*Required task*: Copy exactly, and only, the lines starting at the line with "Give me the TikZ source for this diagram." and ending at the line with "(dot4) |- (finish);". Leave every picture out of the copy.

*Task data*:
::::

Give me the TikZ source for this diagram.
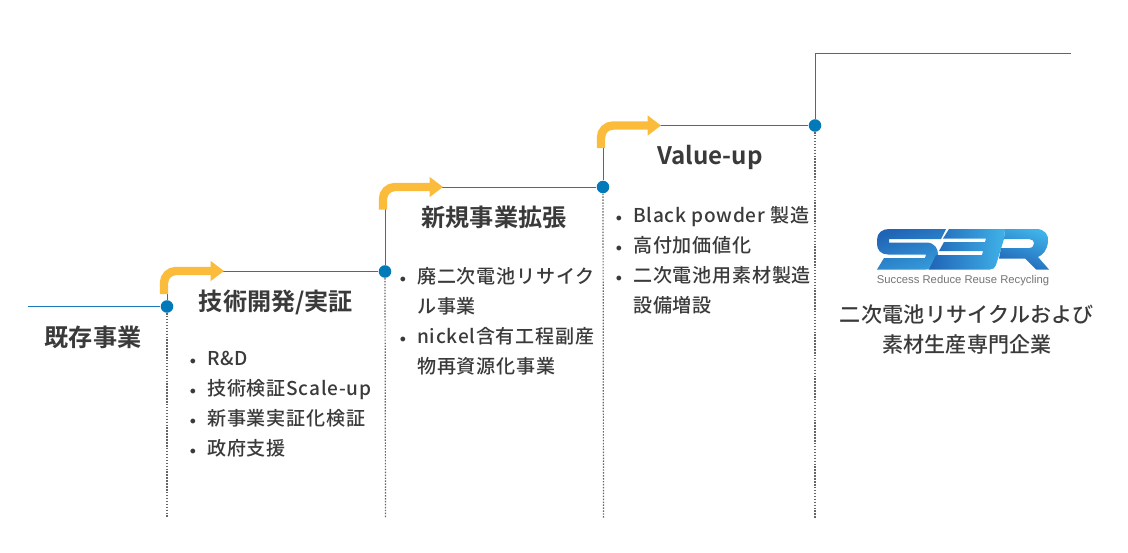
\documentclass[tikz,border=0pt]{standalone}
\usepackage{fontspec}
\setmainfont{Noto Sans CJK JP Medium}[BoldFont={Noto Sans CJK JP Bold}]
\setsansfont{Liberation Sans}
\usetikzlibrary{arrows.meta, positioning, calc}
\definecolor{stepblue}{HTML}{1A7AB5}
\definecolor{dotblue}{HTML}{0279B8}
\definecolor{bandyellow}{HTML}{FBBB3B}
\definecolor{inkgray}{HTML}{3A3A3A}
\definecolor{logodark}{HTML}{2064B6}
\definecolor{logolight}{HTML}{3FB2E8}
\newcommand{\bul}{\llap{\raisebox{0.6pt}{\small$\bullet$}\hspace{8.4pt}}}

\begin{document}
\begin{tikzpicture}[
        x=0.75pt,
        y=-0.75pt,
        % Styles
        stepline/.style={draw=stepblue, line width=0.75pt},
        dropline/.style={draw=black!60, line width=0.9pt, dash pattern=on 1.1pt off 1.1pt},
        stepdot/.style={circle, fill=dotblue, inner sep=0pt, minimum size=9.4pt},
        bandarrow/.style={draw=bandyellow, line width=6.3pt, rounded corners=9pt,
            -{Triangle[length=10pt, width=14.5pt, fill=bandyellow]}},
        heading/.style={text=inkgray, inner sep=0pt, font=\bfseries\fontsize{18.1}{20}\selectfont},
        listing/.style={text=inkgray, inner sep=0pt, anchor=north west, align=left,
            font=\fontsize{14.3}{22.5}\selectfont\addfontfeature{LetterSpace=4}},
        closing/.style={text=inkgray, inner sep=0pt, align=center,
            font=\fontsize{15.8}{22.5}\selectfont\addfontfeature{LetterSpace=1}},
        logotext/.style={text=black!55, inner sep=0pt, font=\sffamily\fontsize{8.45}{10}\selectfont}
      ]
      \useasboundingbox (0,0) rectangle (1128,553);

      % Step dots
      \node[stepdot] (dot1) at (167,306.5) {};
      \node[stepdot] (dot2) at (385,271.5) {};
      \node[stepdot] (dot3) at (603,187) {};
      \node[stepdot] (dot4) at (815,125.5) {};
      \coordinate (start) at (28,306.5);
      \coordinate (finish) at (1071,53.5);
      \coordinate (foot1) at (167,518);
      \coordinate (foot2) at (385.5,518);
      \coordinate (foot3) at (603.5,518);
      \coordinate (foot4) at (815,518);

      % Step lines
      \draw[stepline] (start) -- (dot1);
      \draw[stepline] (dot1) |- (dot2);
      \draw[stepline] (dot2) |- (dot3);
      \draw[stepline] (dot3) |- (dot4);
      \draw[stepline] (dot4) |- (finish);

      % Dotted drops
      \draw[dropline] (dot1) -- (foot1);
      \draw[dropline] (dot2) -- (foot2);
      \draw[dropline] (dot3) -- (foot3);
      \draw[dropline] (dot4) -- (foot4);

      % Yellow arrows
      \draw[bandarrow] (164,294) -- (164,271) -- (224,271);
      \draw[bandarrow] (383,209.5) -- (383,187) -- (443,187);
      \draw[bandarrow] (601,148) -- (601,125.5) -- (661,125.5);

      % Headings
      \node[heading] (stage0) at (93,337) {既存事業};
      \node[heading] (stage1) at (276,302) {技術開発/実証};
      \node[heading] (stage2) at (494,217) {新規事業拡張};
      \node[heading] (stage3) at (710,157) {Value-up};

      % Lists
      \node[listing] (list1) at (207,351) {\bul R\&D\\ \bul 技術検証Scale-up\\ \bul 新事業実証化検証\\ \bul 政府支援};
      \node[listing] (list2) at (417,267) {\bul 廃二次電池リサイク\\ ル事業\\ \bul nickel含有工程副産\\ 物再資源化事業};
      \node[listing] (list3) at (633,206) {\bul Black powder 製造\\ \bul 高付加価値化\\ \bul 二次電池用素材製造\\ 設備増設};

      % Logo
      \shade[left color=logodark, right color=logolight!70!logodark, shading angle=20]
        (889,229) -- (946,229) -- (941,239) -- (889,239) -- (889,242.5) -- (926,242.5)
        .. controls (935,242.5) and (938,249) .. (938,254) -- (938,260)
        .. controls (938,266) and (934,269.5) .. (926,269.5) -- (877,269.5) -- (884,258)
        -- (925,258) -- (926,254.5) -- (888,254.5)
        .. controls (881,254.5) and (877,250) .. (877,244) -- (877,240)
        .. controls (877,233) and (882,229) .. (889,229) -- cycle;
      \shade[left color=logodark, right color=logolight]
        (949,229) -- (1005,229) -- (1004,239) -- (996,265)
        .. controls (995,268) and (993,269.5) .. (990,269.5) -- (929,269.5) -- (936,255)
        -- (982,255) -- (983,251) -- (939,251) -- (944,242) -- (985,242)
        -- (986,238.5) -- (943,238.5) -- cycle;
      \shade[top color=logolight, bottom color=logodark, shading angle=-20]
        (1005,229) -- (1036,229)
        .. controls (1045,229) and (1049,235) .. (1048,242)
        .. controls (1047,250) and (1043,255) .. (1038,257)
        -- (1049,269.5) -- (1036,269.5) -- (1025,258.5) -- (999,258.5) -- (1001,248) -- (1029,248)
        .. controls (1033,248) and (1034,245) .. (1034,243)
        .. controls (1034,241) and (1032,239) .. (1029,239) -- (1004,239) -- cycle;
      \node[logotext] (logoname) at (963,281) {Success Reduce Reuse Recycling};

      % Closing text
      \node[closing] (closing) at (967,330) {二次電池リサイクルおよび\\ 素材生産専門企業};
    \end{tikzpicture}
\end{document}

::::

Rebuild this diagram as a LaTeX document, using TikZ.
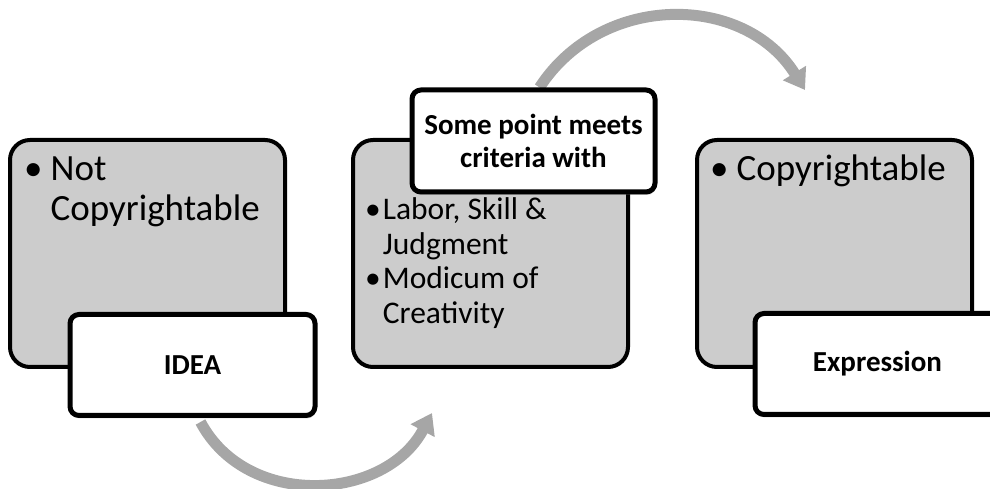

::::

*Exercise result*:
Give me the TikZ source for this diagram.
\documentclass[tikz,border=0pt]{standalone}
\usepackage{fontspec}
\setmainfont{Noto Sans CJK JP Medium}[BoldFont={Noto Sans CJK JP Bold}]
\setsansfont{Liberation Sans}
\usetikzlibrary{arrows.meta, positioning, calc}
\definecolor{stepblue}{HTML}{1A7AB5}
\definecolor{dotblue}{HTML}{0279B8}
\definecolor{bandyellow}{HTML}{FBBB3B}
\definecolor{inkgray}{HTML}{3A3A3A}
\definecolor{logodark}{HTML}{2064B6}
\definecolor{logolight}{HTML}{3FB2E8}
\newcommand{\bul}{\llap{\raisebox{0.6pt}{\small$\bullet$}\hspace{8.4pt}}}

\begin{document}
\begin{tikzpicture}[
        x=0.75pt,
        y=-0.75pt,
        % Styles
        stepline/.style={draw=stepblue, line width=0.75pt},
        dropline/.style={draw=black!60, line width=0.9pt, dash pattern=on 1.1pt off 1.1pt},
        stepdot/.style={circle, fill=dotblue, inner sep=0pt, minimum size=9.4pt},
        bandarrow/.style={draw=bandyellow, line width=6.3pt, rounded corners=9pt,
            -{Triangle[length=10pt, width=14.5pt, fill=bandyellow]}},
        heading/.style={text=inkgray, inner sep=0pt, font=\bfseries\fontsize{18.1}{20}\selectfont},
        listing/.style={text=inkgray, inner sep=0pt, anchor=north west, align=left,
            font=\fontsize{14.3}{22.5}\selectfont\addfontfeature{LetterSpace=4}},
        closing/.style={text=inkgray, inner sep=0pt, align=center,
            font=\fontsize{15.8}{22.5}\selectfont\addfontfeature{LetterSpace=1}},
        logotext/.style={text=black!55, inner sep=0pt, font=\sffamily\fontsize{8.45}{10}\selectfont}
      ]
      \useasboundingbox (0,0) rectangle (1128,553);

      % Step dots
      \node[stepdot] (dot1) at (167,306.5) {};
      \node[stepdot] (dot2) at (385,271.5) {};
      \node[stepdot] (dot3) at (603,187) {};
      \node[stepdot] (dot4) at (815,125.5) {};
      \coordinate (start) at (28,306.5);
      \coordinate (finish) at (1071,53.5);
      \coordinate (foot1) at (167,518);
      \coordinate (foot2) at (385.5,518);
      \coordinate (foot3) at (603.5,518);
      \coordinate (foot4) at (815,518);

      % Step lines
      \draw[stepline] (start) -- (dot1);
      \draw[stepline] (dot1) |- (dot2);
      \draw[stepline] (dot2) |- (dot3);
      \draw[stepline] (dot3) |- (dot4);
      \draw[stepline] (dot4) |- (finish);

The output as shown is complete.